If the hoped-for effect was the cowing of the French press, predictably, for all but the Elysée grand strategists, it backfired. Timid (and underfinanced) the Paris newspapers may be, but all this legal activity gave them the perfect excuse: They reported on the cases, never (heaven forbid!) the actual rumors. By early April, all but the names in play were the subject of French front page stories, cover features, and TV news flashes. The last veil was then ripped by Biolay himself, egged on, it was said, by Carla Bruni, who sued France’s respected but little-watched international news channel France 24 for mentioning him in a review of the foreign press coverage, and thereby put himself in the glare of any media attention he had until then managed to escape.
By this time Sarko, having first dismissed at length a Sky news interviewer during a visit to London (“I don’t have even half a second to consider these absurdities . . . ”), found himself reduced to sending his wife onto the morning radio talk shows and such friendly venues as Madame Figaro, the women’s supplement of Paris’s most respectful daily, to decry, in pained but restrained tones, the vulgarity and cheapening nature of it all. Bruni, who has more experience of the foreign celebrity media than her husband, laughed off any suggestion of conspiracy, protested that Dati was “a friend,” and denied that any police investigations had been ordered. (Unfortunately for her, Bernard Squarcini, the head of DCRI, French homeland security, contradicted her hours later.)
L’Affaire is by no means over. Last week Sarko, in Washington, was again quizzed, this time in a Katie Couric interview on Iran’s nuclear program. (Couric gave him a much easier time than she did, say, Sarah Palin: “It must get slightly annoying?” she commiserated about the coverage of his private life.) Even austere newspapers like Le Monde have run many column inches on the consequences for Sarkozy’s reelection in two years. “Can the president keep his cool?” is the implicit question.

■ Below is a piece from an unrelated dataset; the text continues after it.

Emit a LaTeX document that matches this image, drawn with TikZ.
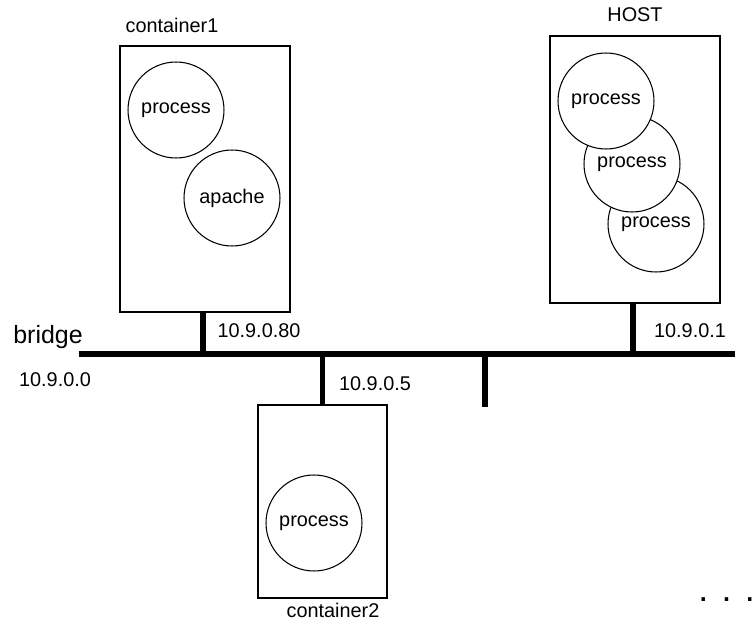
\documentclass[tikz,border=0pt]{standalone}
\usepackage{fontspec}
\setmainfont{Liberation Sans}
\usetikzlibrary{calc}

\begin{document}
\begin{tikzpicture}[x=0.02cm,y=-0.02cm,
    box/.style={draw,line width=0.6pt,inner sep=0pt},
    proc/.style={circle,draw,fill=white,line width=0.6pt,minimum size=1.92cm,inner sep=0pt,font=\fontsize{11.3}{13}\selectfont},
    lbl/.style={inner sep=0pt,font=\fontsize{11.3}{13}\selectfont},
    wire/.style={line width=3.1pt}]
        \useasboundingbox (0,0) rectangle (755,625);
        % bridge
        \coordinate (busl) at (79,354);
        \coordinate (busr) at (735,354);
        \draw[wire] (busl) -- (busr);
        \node[lbl,font=\fontsize{14.2}{16}\selectfont] (bridge) at (48,337) {bridge};
        \node[lbl] (net) at (55,380) {10.9.0.0};
        % container1
        \node[box,minimum width=3.4cm,minimum height=5.32cm] (c1) at (205,179) {};
        \node[lbl] (c1name) at (172,25) {container1};
        \node[proc] (c1p) at (176,110) {process};
        \node[proc] (c1a) at (232,198) {apache};
        \draw[wire] (c1.south -| 203,0) -- (busl -| 203,0);
        \node[lbl] (c1ip) at (259,331) {10.9.0.80};
        % container2
        \node[box,minimum width=2.58cm,minimum height=3.86cm] (c2) at (322.5,501.5) {};
        \node[lbl] (c2name) at (333,610) {container2};
        \node[proc] (c2p) at (314,523) {process};
        \draw[wire] (c2.north) -- (c2.north |- busl);
        \node[lbl] (c2ip) at (375,384) {10.9.0.5};
        % free port
        \coordinate (free) at (485,407);
        \draw[wire] (free |- busl) -- (free);
        % host
        \node[box,minimum width=3.4cm,minimum height=5.34cm] (host) at (635,169.5) {};
        \node[lbl] (hostname) at (635,15) {HOST};
        \node[proc] (hp3) at (656,224) {process};
        \node[proc] (hp2) at (632,164) {process};
        \node[proc] (hp1) at (606,101) {process};
        \draw[wire] (host.south -| 633,0) -- (busl -| 633,0);
        \node[lbl] (hostip) at (690,331) {10.9.0.1};
        % more
        \node[inner sep=0pt,anchor=base west,font=\fontsize{20.4}{24}\selectfont] (more) at (698,601) {. . .};
\end{tikzpicture}
\end{document}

As with every ailing regime, leaks now gush out, in print, of every instance of Sarkozy weakness—how he was nearly incapacitated by his 2007 divorce; how he has surrounded himself with courtiers who daren’t warn him of obvious mistakes. (Pierre Charon was described to me by an Elysée aide as “un amuseur, someone who, 500 years ago, would have worn a parti-colored costume and a hat with bells on around the king.”) What makes all this unfortunate is that Sarkozy is still sensible in his political decisions—reforming France’s cumbersome state pension system and, abroad, pushing for tougher sanctions on Iran, to cite just two. But unlike most of his predecessors (recall Mitterrand who for 14 years hid the existence of two parallel families, in addition to his legal one, from the public, using the vast resources of the French state), Sarkozy is no cynic. If you prick him, he does bleed. And if you wrong him, he shall want revenge.